Not so Ukip, which is exactly why Nigel Farage chose to stage a major Brexit rally hosted by Grassroots Out (GO!) last April at Stoke's Victoria Hall urging the good people to vote to leave the European Union.

Addressing the packed hall, against his political opponent Tory Chris Grayling MP, and Labour's Kate Hoey (herself a Leaver), Farage drew applause from the Stoke crowd when he said: "This is not about left or right – this is about right or wrong." Farage then started up the audience of hundreds in a chant of "We want our country back." 

In other words, Nigel he knows perfectly well that Ukip can win Stoke. Which leads to the obvious question in Strasbourg today: "Are you going to stand Nigel?" 

Officially, Farage has ruled himself out saying he wants to focus on his international and speaking, broadcasting and advisory career. But as Farage said after picking up the leadership reins after they came loose following the resignation of Diane James: "I keep trying to escape ... and before I'm finally free they drag me back". 

The truth is that in his political heart, I suspect Nigel must be going through a dark night of his political soul over whether he should have stood for Stoke Central. Or still can? In so many ways, he has been waiting over 25 years for this moment. By the time the all-important Heywood and Middleton by-election result came on October 2014 (Ukip share of the vote up 36 per cent), Farage had already committed to standing for the south of England seat of Thanet South - his seventh election campaign to become an MP. Had Nigel stood in the Heywood by-election, he probably would have won. 

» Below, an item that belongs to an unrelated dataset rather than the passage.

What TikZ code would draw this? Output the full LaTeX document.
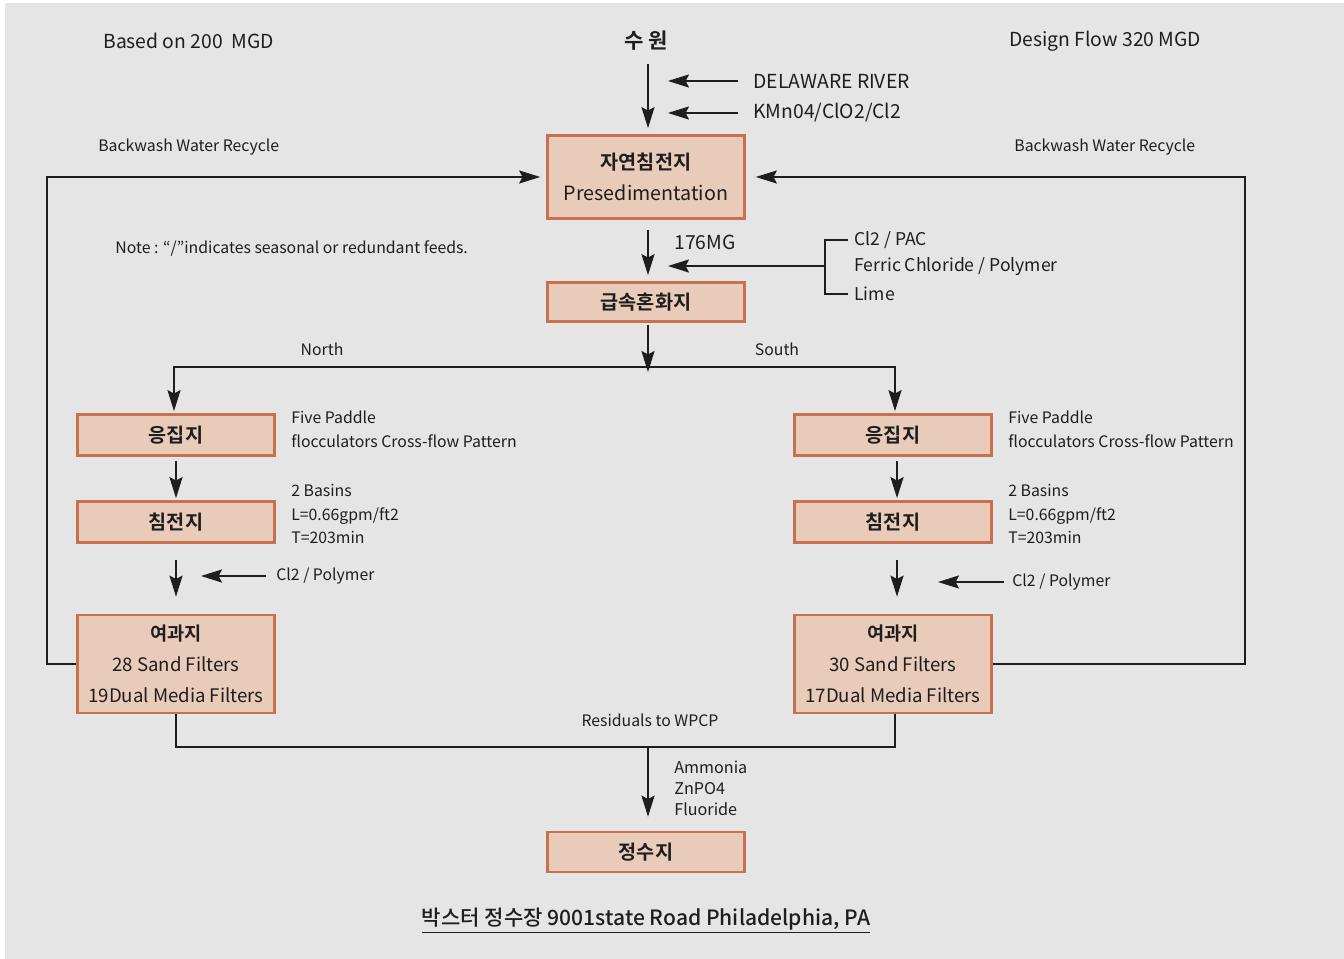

All his Ukip parliamentary election campaigns have been in the South, South-West or Home Counties, beginning with Eastleigh in Hampshire in 1994 when he won just 952 votes. But the interesting trend to note is that in his last two attempts to get into the Commons,  he has doubled his vote each time. In 2010 election, standing in Buckingham he won 8,410 votes (almost the same number as I won taking votes of Midland labour voters in North Warwickshire in 2015). In 2015, Nigel got 16,026 votes in South Thanet. 

My point is that had Nigel Farage stood for a solid Labour Northern or Midlands seat in 2015, he may well have won then. Yes, Nigel has said that he wants to get his life back after his extraordinary years as the "Mr Brexit" Ukip leader - apparently now the subject of a Warner Bros Bad Boys of Brexit comedy biopic. 

But as somebody who knows how much the pull of the green leather Commons bench - the true seat of western parliamentary democracy - means to Nigel, I sincerely hope he will re-consider standing for Stoke Central. Yes, he wants to earn money and become a global political superstar. But it will certainly be something to think about as he flies through the night to take up his front row seat in Washington on Friday's inauguration. 

And just think, after what Nigel did for Trump campaigning in Mississippi, how could Donald Trump possibly not campaign for his Brexit friend in Stoke? Now that really would be political theatre.